Gli anni Ottanta e il samizdat
Nella seconda metà degli anni Ottanta il movimento democratico di opposizione sviluppò significativamente le proprie forme organizzative, e per la prima volta fece la sua comparsa il samizdat, l’editoria clandestina. Nel settembre 1987, nonostante le molte difficoltà, si svolse la prima manifestazione legale: una marcia di pace da Straslud a Dresda in memoria di Olof Palme, il premier socialdemocratico svedese assassinato l’anno precedente. Verso la fine del 1987, la confisca della “Biblioteca Ecologica” di Berlino da parte della Stasi provocò la mobilitazione di tutti gli ambienti dell’opposizione e le autorità furono costrette a rilasciare i responsabili della biblioteca. Allo stesso modo l’ondata di arresti del gennaio 1988 e l’espulsione dal Paese degli oppositori più importanti, come Barble Bohley e Wolfgang Templin, provocarono la protesta di migliaia di persone fino a quel momento non legate alla dissidenza. Particolarmente importante fu la campagna contro la falsificazione dell’esito delle elezioni comunali del 7 maggio 1989: una denuncia sulla quale il movimento decise di puntare, organizzando il 7 di ogni mese una manifestazione di protesta a Berlino, in Alexanderplatz.
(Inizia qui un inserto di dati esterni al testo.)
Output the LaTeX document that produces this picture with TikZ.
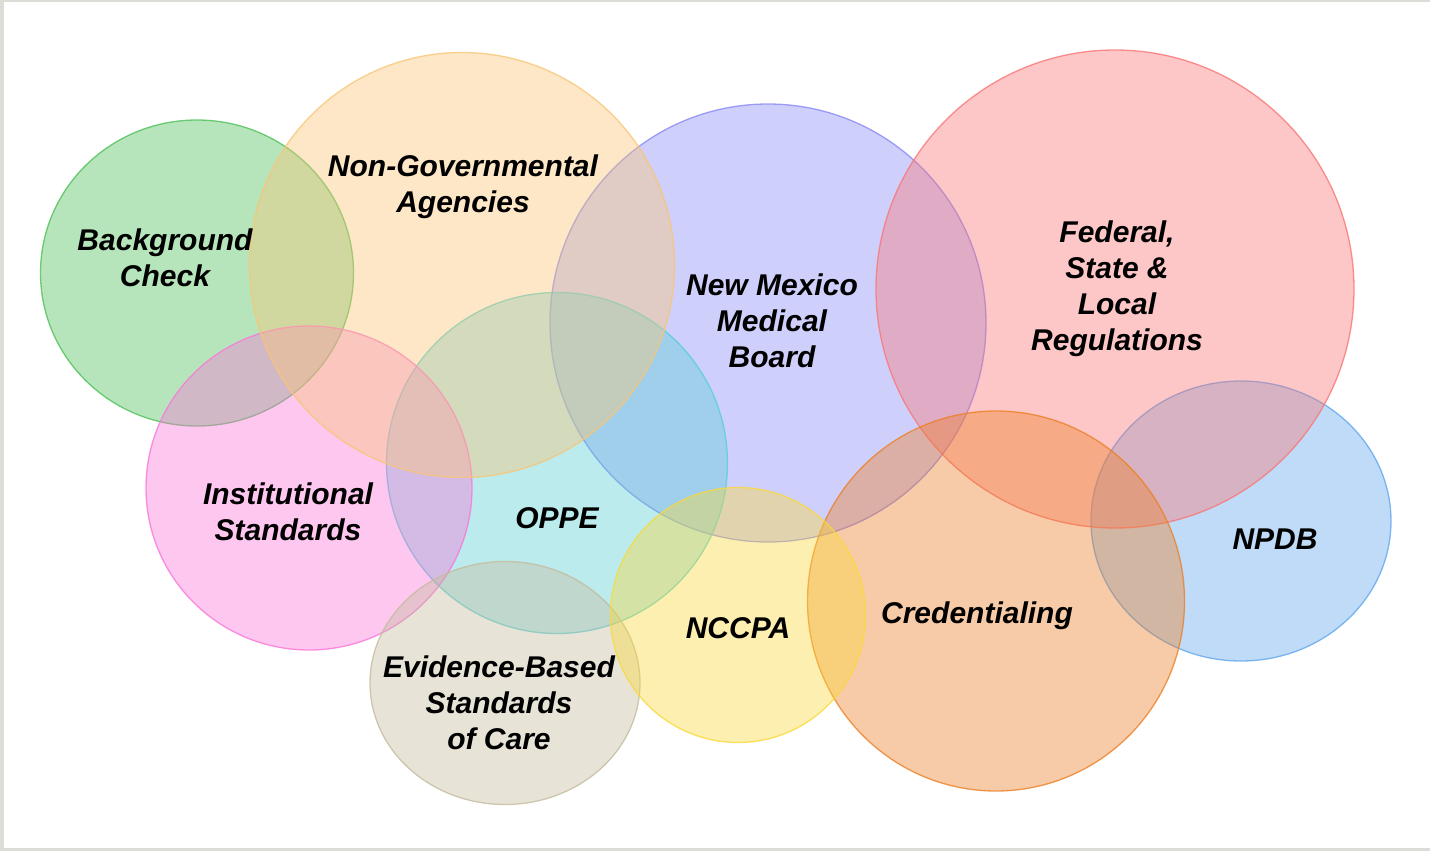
\documentclass[tikz,border=0pt]{standalone}
\usepackage{fontspec}
\setmainfont{Liberation Sans}
\usetikzlibrary{shapes.geometric}

% base colours of the circles (shown translucent)
\definecolor{frameGray}{RGB}{222,220,214}
\definecolor{cGreen}{RGB}{77,192,87}
\definecolor{cPeach}{RGB}{250,197,117}
\definecolor{cLav}{RGB}{135,137,247}
\definecolor{cRed}{RGB}{250,117,117}
\definecolor{cPink}{RGB}{250,117,217}
\definecolor{cCyan}{RGB}{87,207,212}
\definecolor{cBeige}{RGB}{197,187,157}
\definecolor{cYellow}{RGB}{250,217,57}
\definecolor{cOrange}{RGB}{237,127,37}
\definecolor{cBlue}{RGB}{97,167,237}

\tikzset{
  venn/.style={ellipse, inner sep=0pt, outer sep=0pt, fill=#1, draw=#1,
    fill opacity=0.4, draw opacity=0.8, line width=1.3pt},
  lbl/.style={font=\fontsize{30}{36}\selectfont\bfseries\itshape,
    align=center, text=black, inner sep=0pt},
}

\begin{document}
\begin{tikzpicture}[x=1pt,y=-1pt]
% page with thin grey edge
\fill[frameGray] (0,0) rectangle (1430,851);
\fill[white] (4,2) rectangle (1430,848);

% circles, back to front
\node[venn=cLav,    minimum width=436pt, minimum height=438pt] (nmmb) at (768,323) {};
\node[venn=cBlue,   minimum width=300pt, minimum height=280pt] (npdb) at (1241,521) {};
\node[venn=cRed,    minimum width=478pt, minimum height=478pt] (fed)  at (1115,289) {};
\node[venn=cOrange, minimum width=377pt, minimum height=380pt] (cred) at (996,601) {};
\node[venn=cCyan,   minimum width=341pt, minimum height=341pt] (oppe) at (557,463) {};
\node[venn=cGreen,  minimum width=313pt, minimum height=306pt] (bgc)  at (197,273) {};
\node[venn=cPink,   minimum width=326pt, minimum height=324pt] (inst) at (309,488) {};
\node[venn=cBeige,  minimum width=270pt, minimum height=243pt] (evid) at (505,683) {};
\node[venn=cYellow, minimum width=255pt, minimum height=255pt] (nccpa) at (738,615) {};
\node[venn=cPeach,  minimum width=425pt, minimum height=425pt] (nga)  at (462,265) {};

% labels
\node[lbl] (bgcT)   at (165,257.5) {Background\\Check};
\node[lbl] (ngaT)   at (463,187)   {Non-Governmental\\Agencies};
\node[lbl] (nmmbT)  at (772,321)   {New Mexico\\Medical\\Board};
\node[lbl] (fedT)   at (1117,289)  {Federal,\\State \&\\Local\\Regulations};
\node[lbl] (instT)  at (288,512)   {Institutional\\Standards};
\node[lbl] (oppeT)  at (557,518)   {OPPE};
\node[lbl] (evidT)  at (499,703)   {Evidence-Based\\Standards\\of Care};
\node[lbl] (nccpaT) at (738,628)   {NCCPA};
\node[lbl] (credT)  at (977,616)   {Credentialing};
\node[lbl] (npdbT)  at (1275,539)  {NPDB};
\end{tikzpicture}
\end{document}
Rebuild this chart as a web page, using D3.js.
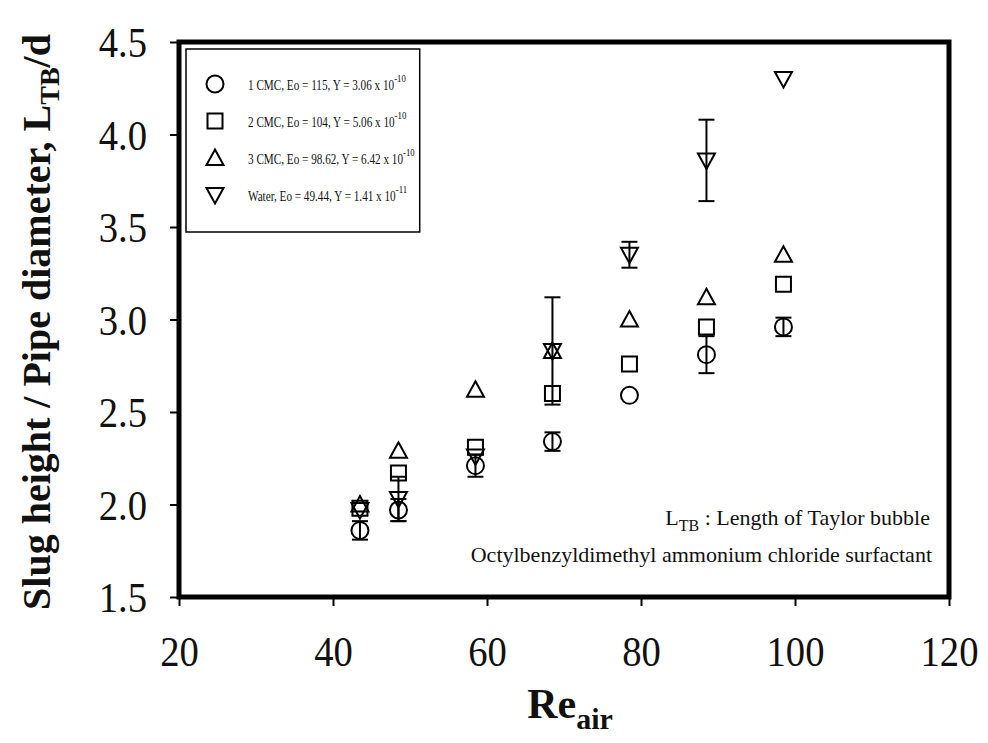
<!DOCTYPE html>
<html><head><meta charset="utf-8">
<script src="https://cdn.jsdelivr.net/npm/d3@7"></script>
<style>body{margin:0;background:#fff}svg{display:block}text{font-family:"Liberation Serif","Times New Roman",serif;fill:#111}</style>
</head><body><svg id="c" width="988" height="743"></svg>
<script>
const reAir = [43.5, 48.5, 58.5, 68.5, 78.5, 88.5, 98.5];
const cmc1 = [1.86, 1.97, 2.21, 2.34, 2.59, 2.81, 2.96];
const cmc1Err = [0.05, 0.06, 0.06, 0.05, 0, 0.1, 0.05];
const cmc2 = [1.98, 2.17, 2.31, 2.60, 2.76, 2.96, 3.19];
const cmc2Err = [0, 0, 0, 0, 0, 0, 0];
const cmc3 = [2.00, 2.29, 2.62, 2.83, 3.00, 3.12, 3.35];
const cmc3Err = [0, 0, 0, 0, 0, 0, 0];
const water = [1.97, 2.03, 2.26, 2.83, 3.35, 3.86, 4.30];
const waterErr = [0, 0.12, 0, 0.29, 0.07, 0.22, 0];
const xTicks = [20, 40, 60, 80, 100, 120];
const yTicks = [1.5, 2.0, 2.5, 3.0, 3.5, 4.0, 4.5];
const legendLabels = [
  ["1 CMC, Eo = 115, Y = 3.06 x 10", "-10"],
  ["2 CMC, Eo = 104, Y = 5.06 x 10", "-10"],
  ["3 CMC, Eo = 98.62, Y = 6.42 x 10", "-10"],
  ["Water, Eo = 49.44, Y =  1.41 x 10", "-11"]
];
const symbolTypes = ["circle", "square", "triangle", "down"];

const series = [
  {vals: cmc1, err: cmc1Err, sym: "circle"},
  {vals: cmc2, err: cmc2Err, sym: "square"},
  {vals: cmc3, err: cmc3Err, sym: "triangle"},
  {vals: water, err: waterErr, sym: "down"}
];

const svg = d3.select("#c");
const L = 179, R = 949, T = 42, B = 597;
const x = d3.scaleLinear().domain([20, 120]).range([L, R]);
const y = d3.scaleLinear().domain([1.5, 4.5]).range([B, T]);

function symPath(type) {
  if (type === "circle") return "M8.5,0A8.5,8.5 0 1,1 -8.5,0A8.5,8.5 0 1,1 8.5,0Z";
  if (type === "square") return "M-7.5,-7.5H7.5V7.5H-7.5Z";
  if (type === "triangle") return "M0,-8.5L8.5,7L-8.5,7Z";
  return "M0,8.5L8.5,-7L-8.5,-7Z";
}

// frame
svg.append("rect").attr("x", L).attr("y", T).attr("width", R - L).attr("height", B - T)
  .attr("fill", "none").attr("stroke", "#000").attr("stroke-width", 5);

// axes
const xAxis = d3.axisBottom(x).tickValues(xTicks).tickSize(9).tickFormat(d3.format("d"));
const gx = svg.append("g").attr("transform", `translate(0,${B})`).call(xAxis);
gx.select(".domain").remove();
gx.selectAll("line").attr("stroke", "#000").attr("stroke-width", 2);
gx.selectAll("text").attr("dy", null).attr("y", 0)
  .attr("transform", "translate(0,69) scale(0.92,1)").style("font-size", "42px");

const yAxis = d3.axisLeft(y).tickValues(yTicks).tickSize(9).tickFormat(d3.format(".1f"));
const gy = svg.append("g").attr("transform", `translate(${L},0)`).call(yAxis);
gy.select(".domain").remove();
gy.selectAll("line").attr("stroke", "#000").attr("stroke-width", 2);
gy.selectAll("text").attr("x", 0).attr("dy", "0.35em")
  .attr("transform", "translate(-32,0) scale(0.92,1)").style("font-size", "42px");

// error bars and markers
const plot = svg.append("g");
series.forEach(s => {
  s.vals.forEach((v, i) => {
    const e = s.err[i];
    if (e > 0) {
      const cx = x(reAir[i]);
      const g = plot.append("g").attr("stroke", "#000").attr("stroke-width", 2);
      g.append("line").attr("x1", cx).attr("x2", cx).attr("y1", y(v - e)).attr("y2", y(v + e));
      g.append("line").attr("x1", cx - 8).attr("x2", cx + 8).attr("y1", y(v - e)).attr("y2", y(v - e));
      g.append("line").attr("x1", cx - 8).attr("x2", cx + 8).attr("y1", y(v + e)).attr("y2", y(v + e));
    }
  });
});
series.forEach(s => {
  plot.selectAll(null).data(s.vals).enter().append("path")
    .attr("d", symPath(s.sym))
    .attr("transform", (d, i) => `translate(${x(reAir[i])},${y(d)})`)
    .attr("fill", "none").attr("stroke", "#000").attr("stroke-width", 2);
});

// legend
const lg = svg.append("g");
const rowsY = [90, 127, 164, 201];
const sx = 0.8;
let maxW = 0;
legendLabels.forEach((lab, i) => {
  lg.append("path").attr("d", symPath(symbolTypes[i]))
    .attr("transform", `translate(215,${rowsY[i] - 6})`)
    .attr("fill", "none").attr("stroke", "#000").attr("stroke-width", 2);
  const t = lg.append("text").attr("transform", `translate(248,${rowsY[i]}) scale(${sx},1)`)
    .style("font-size", "14px");
  t.append("tspan").text(lab[0]);
  t.append("tspan").attr("dy", -8).style("font-size", "11px").text(lab[1]);
  maxW = Math.max(maxW, t.node().getComputedTextLength() * sx);
});
lg.insert("rect", ":first-child").attr("x", 186).attr("y", 49).attr("width", 248 + maxW + 5 - 186).attr("height", 183)
  .attr("fill", "#fff").attr("stroke", "#000").attr("stroke-width", 1.5);

// annotations
const a1 = svg.append("text").attr("x", 930).attr("y", 525).attr("text-anchor", "end").style("font-size", "22px");
a1.append("tspan").text("L");
a1.append("tspan").attr("dy", 6).style("font-size", "16px").text("TB");
a1.append("tspan").attr("dy", -6).text(" : Length of Taylor bubble");
svg.append("text").attr("x", 932).attr("y", 562).attr("text-anchor", "end").style("font-size", "22px")
  .text("Octylbenzyldimethyl ammonium chloride surfactant");

// axis titles
const xt = svg.append("text").attr("x", 570).attr("y", 718).attr("text-anchor", "middle")
  .style("font-size", "42px").style("font-weight", "bold");
xt.append("tspan").text("Re");
xt.append("tspan").attr("dy", 11).style("font-size", "30px").text("air");

const yt = svg.append("text").attr("transform", `translate(50,322) rotate(-90)`)
  .attr("text-anchor", "middle").style("font-size", "40px").style("font-weight", "bold");
yt.append("tspan").text("Slug height / Pipe diameter, L");
yt.append("tspan").attr("dy", 9).style("font-size", "28px").text("TB");
yt.append("tspan").attr("dy", -9).text("/d");
</script></body></html>
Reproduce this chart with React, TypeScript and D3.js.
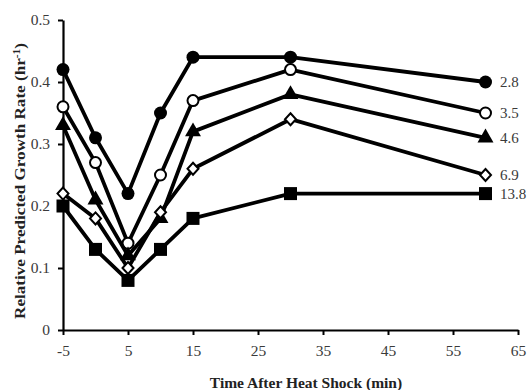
import { useRef, useEffect } from "react";
import * as d3 from "d3";

// time after heat shock (min)
const times = [-5, 0, 5, 10, 15, 30, 60];

// series labels (right-hand side) and values
const seriesLabels = ["2.8", "3.5", "4.6", "6.9", "13.8"];
const series28 = [0.42, 0.31, 0.22, 0.35, 0.44, 0.44, 0.4];
const series35 = [0.36, 0.27, 0.14, 0.25, 0.37, 0.42, 0.35];
const series46 = [0.33, 0.21, 0.12, 0.18, 0.32, 0.38, 0.31];
const series69 = [0.22, 0.18, 0.1, 0.19, 0.26, 0.34, 0.25];
const series138 = [0.2, 0.13, 0.08, 0.13, 0.18, 0.22, 0.22];

const xTicks = [-5, 5, 15, 25, 35, 45, 55, 65];
const yTicks = [0, 0.1, 0.2, 0.3, 0.4, 0.5];

const width = 527;
const height = 390;
const margin = { top: 20, right: 9, bottom: 60, left: 63 };

const App = () => {
  const svgRef = useRef<SVGSVGElement>(null);

  useEffect(() => {
    const svg = d3.select(svgRef.current);
    svg.selectAll("*").remove();

    const x = d3
      .scaleLinear()
      .domain([-5, 65])
      .range([margin.left, width - margin.right]);
    const y = d3
      .scaleLinear()
      .domain([0, 0.5])
      .range([height - margin.bottom, margin.top]);

    const font = "'Liberation Serif', 'Times New Roman', serif";
    const textCol = "#3a3a3a";

    // x axis
    const xAxis = svg
      .append("g")
      .attr("transform", `translate(0,${y(0)})`)
      .call(
        d3
          .axisBottom(x)
          .tickValues(xTicks)
          .tickSize(5)
          .tickSizeOuter(0)
          .tickFormat((d) => String(d))
      );
    xAxis.select(".domain").attr("stroke-width", 2.2);
    xAxis.selectAll(".tick line").attr("stroke-width", 2);
    xAxis
      .selectAll(".tick text")
      .attr("font-family", font)
      .attr("font-size", 15.5)
      .attr("fill", textCol)
      .attr("y", 15)
      .attr("dy", "0.71em");

    // y axis
    const yAxis = svg
      .append("g")
      .attr("transform", `translate(${x(-5)},0)`)
      .call(
        d3
          .axisLeft(y)
          .tickValues(yTicks)
          .tickSize(5)
          .tickSizeOuter(0)
          .tickFormat((d) => (d === 0 ? "0" : d3.format(".1f")(d as number)))
      );
    yAxis.select(".domain").attr("stroke-width", 2.2);
    yAxis.selectAll(".tick line").attr("stroke-width", 2);
    yAxis
      .selectAll(".tick text")
      .attr("font-family", font)
      .attr("font-size", 15.5)
      .attr("fill", textCol)
      .attr("x", -13);

    // axis titles
    svg
      .append("text")
      .attr("x", 306)
      .attr("y", 388)
      .attr("text-anchor", "middle")
      .attr("font-family", font)
      .attr("font-weight", "bold")
      .attr("font-size", 15.5)
      .attr("fill", "#222")
      .text("Time After Heat Shock (min)");

    const yTitle = svg
      .append("text")
      .attr("transform", `translate(25,181) rotate(-90)`)
      .attr("text-anchor", "middle")
      .attr("font-family", font)
      .attr("font-weight", "bold")
      .attr("font-size", 15)
      .attr("fill", "#222")
      .attr("textLength", 276)
      .attr("lengthAdjust", "spacingAndGlyphs");
    yTitle.append("tspan").text("Relative Predicted Growth Rate (hr");
    yTitle
      .append("tspan")
      .attr("font-size", 10)
      .attr("baseline-shift", "super")
      .text("-1");
    yTitle.append("tspan").text(")");

    const allSeries = [series28, series35, series46, series69, series138];
    const markers = ["circle", "circleOpen", "triangle", "diamondOpen", "square"];

    const line = d3
      .line<number>()
      .x((_, i) => x(times[i]))
      .y((d) => y(d));

    allSeries.forEach((vals, si) => {
      const g = svg.append("g");
      g.append("path")
        .datum(vals)
        .attr("d", line)
        .attr("fill", "none")
        .attr("stroke", "#000")
        .attr("stroke-width", 3.8)
        .attr("stroke-linejoin", "round");

      const kind = markers[si];
      const pts = g
        .selectAll("g.pt")
        .data(vals)
        .enter()
        .append("g")
        .attr("transform", (d, i) => `translate(${x(times[i])},${y(d)})`);

      if (kind === "circle" || kind === "circleOpen") {
        pts
          .append("circle")
          .attr("r", kind === "circle" ? 6.5 : 5.5)
          .attr("fill", kind === "circle" ? "#000" : "#fff")
          .attr("stroke", "#000")
          .attr("stroke-width", kind === "circle" ? 0 : 2);
      } else if (kind === "square") {
        pts
          .append("rect")
          .attr("x", -6.5)
          .attr("y", -6.5)
          .attr("width", 13)
          .attr("height", 13)
          .attr("fill", "#000");
      } else if (kind === "triangle") {
        pts
          .append("path")
          .attr("d", d3.symbol(d3.symbolTriangle, 110)())
          .attr("fill", "#000");
      } else {
        pts
          .append("path")
          .attr("d", "M0,-6L5.5,0L0,6L-5.5,0Z")
          .attr("fill", "#fff")
          .attr("stroke", "#000")
          .attr("stroke-width", 2);
      }

      // label at the end
      g.append("text")
        .attr("x", x(times[times.length - 1]) + 14.5)
        .attr("y", y(vals[vals.length - 1]))
        .attr("dy", "0.35em")
        .attr("font-family", font)
        .attr("font-size", 15)
        .attr("fill", textCol)
        .text(seriesLabels[si]);
    });
  }, []);

  return (
    <svg
      ref={svgRef}
      width={width}
      height={height}
      style={{ position: "absolute", left: 0, top: 0, background: "#fff" }}
    ></svg>
  );
};

export default App;
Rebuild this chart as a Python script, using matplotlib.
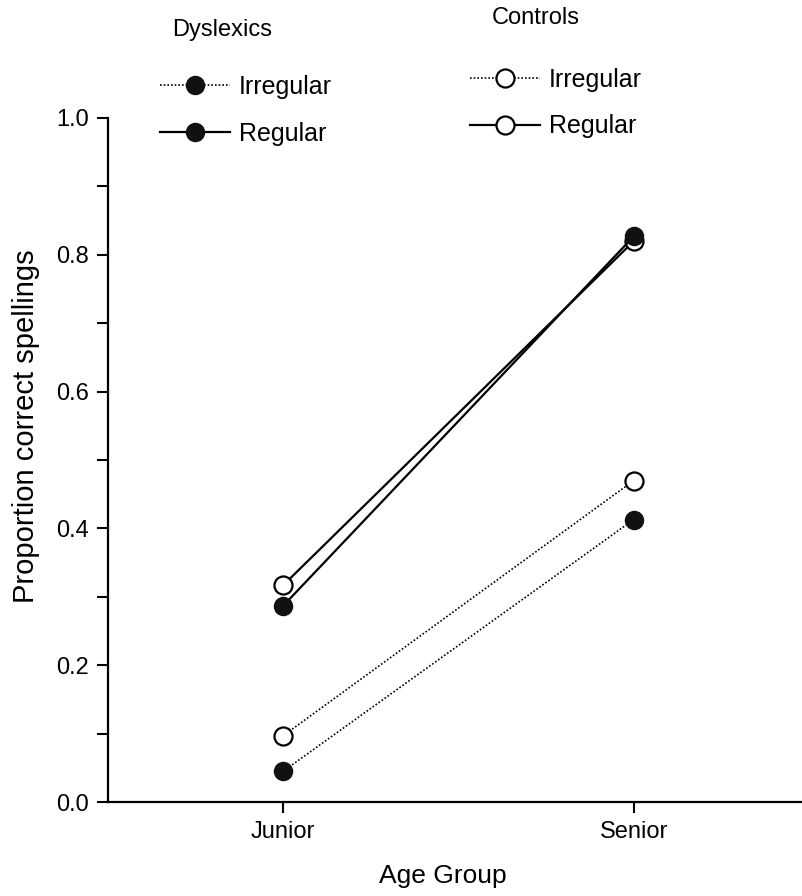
import matplotlib
matplotlib.use('Agg')
import matplotlib.pyplot as plt
from matplotlib.lines import Line2D
from matplotlib.ticker import MultipleLocator

plt.rcParams['font.family'] = ['Liberation Sans', 'DejaVu Sans']

# 数据
age_groups = ['Junior', 'Senior']
dys_irregular = [0.045, 0.413]
dys_regular = [0.287, 0.827]
ctl_irregular = [0.097, 0.470]
ctl_regular = [0.317, 0.820]

x = [1, 2]
dotted = (0, (1, 1.2))

fig = plt.figure(figsize=(8.02, 8.96), dpi=100)
ax = fig.add_axes([108 / 802, 1 - 802 / 896, 694 / 802, 684 / 896])

open_kw = dict(marker='o', markersize=13, markerfacecolor='white',
               markeredgecolor='black', markeredgewidth=1.6, color='black')
fill_kw = dict(marker='o', markersize=13, markerfacecolor='#111111',
               markeredgecolor='#111111', color='black')

# 对照组
ax.plot(x, ctl_irregular, linestyle=dotted, linewidth=1.2, **open_kw)
ax.plot(x, ctl_regular, linestyle='-', linewidth=1.6, **open_kw)
# 阅读障碍组
ax.plot(x, dys_irregular, linestyle=dotted, linewidth=1.2, **fill_kw)
ax.plot(x, dys_regular, linestyle='-', linewidth=1.6, **fill_kw)

ax.set_xlim(0.5, 2.48)
ax.set_ylim(0, 1.0)
ax.set_xticks(x)
ax.set_xticklabels(age_groups)
ax.yaxis.set_major_locator(MultipleLocator(0.2))
ax.yaxis.set_minor_locator(MultipleLocator(0.1))
ax.yaxis.set_major_formatter(plt.FuncFormatter(lambda v, p: f'{v:.1f}'))

ax.spines['top'].set_visible(False)
ax.spines['right'].set_visible(False)
for s in ('left', 'bottom'):
    ax.spines[s].set_linewidth(1.6)
ax.tick_params(axis='both', which='both', direction='out', length=8, width=1.5,
               labelsize=17, pad=6)

ax.set_xlabel('Age Group', fontsize=19)
ax.set_ylabel('Proportion correct spellings', fontsize=21)
ax.xaxis.set_label_coords(0.482, -0.09)
ax.yaxis.set_label_coords(-0.098, 0.55)

# 图例
def handles(kw):
    return [Line2D([], [], linestyle=dotted, linewidth=1.2, **kw),
            Line2D([], [], linestyle='-', linewidth=1.6, **kw)]

leg_kw = dict(frameon=False, fontsize=18, handlelength=2.8, handletextpad=0.35,
              labelspacing=0.9, borderpad=0, borderaxespad=0, loc='upper left')
fig.legend(handles(fill_kw), ['Irregular', 'Regular'],
           bbox_to_anchor=(160 / 802, 1 - 75 / 896), **leg_kw)
fig.legend(handles(open_kw), ['Irregular', 'Regular'],
           bbox_to_anchor=(470 / 802, 1 - 68 / 896), **leg_kw)
fig.text(172 / 802, 1 - 30 / 896, 'Dyslexics', fontsize=17, va='center')
fig.text(492 / 802, 1 - 18 / 896, 'Controls', fontsize=17, va='center')

plt.savefig('out.png', dpi=100, facecolor='white')
plt.close()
L’opposizione degli anni Ottanta non aveva un programma unitario. Il punto che unificava le varie anime era la “richiesta di un’organizzazione della vita economica e sociale pluralista, democratica e decentralizzata” come disse il pastore Tschiche nel 1988 nel suo testo I fondamenti del consenso. A partire dall’agosto 1989, soprattutto su iniziativa degli oppositori storici, nacquero diverse organizzazioni sotto forma di movimento civile, come il “Nuovo Forum”, “Democrazia Adesso”, “Sinistra Unita”, mentre si strutturarono in partito i “Socialdemocratici”, “Cambiamento Democratico” e il “Partito dei Verdi”. Queste nuove forze innescarono il processo politico che portò alla fine del Partito Comunista Tedesco e furono determinanti per garantire l’evoluzione pacifica del cambiamento.
Nel frattempo si moltiplicavano le manifestazioni di protesta: il 9 ottobre a Lipsia 70.000 persone scesero in piazza per chiedere la libertà e la democrazia e per la prima volta le autorità decisero di non fare uso della forza. Il 18 ottobre Erich Honecker si dimise da tutti gli incarichi politici e fu sostituito da Egon Krenz, la cui elezione provocò a Berlino Est, il 24 ottobre, una manifestazione di protesta che si diffuse in altre città. Il 4 novembre mezzo milione di persone partecipò a una grande manifestazione in Alexanderplatz.
Il 9 novembre cadde il muro di Berlino.
Il crollo del Muro aprì la strada alla riunificazione tedesca formalmente conclusa il 3 ottobre 1990.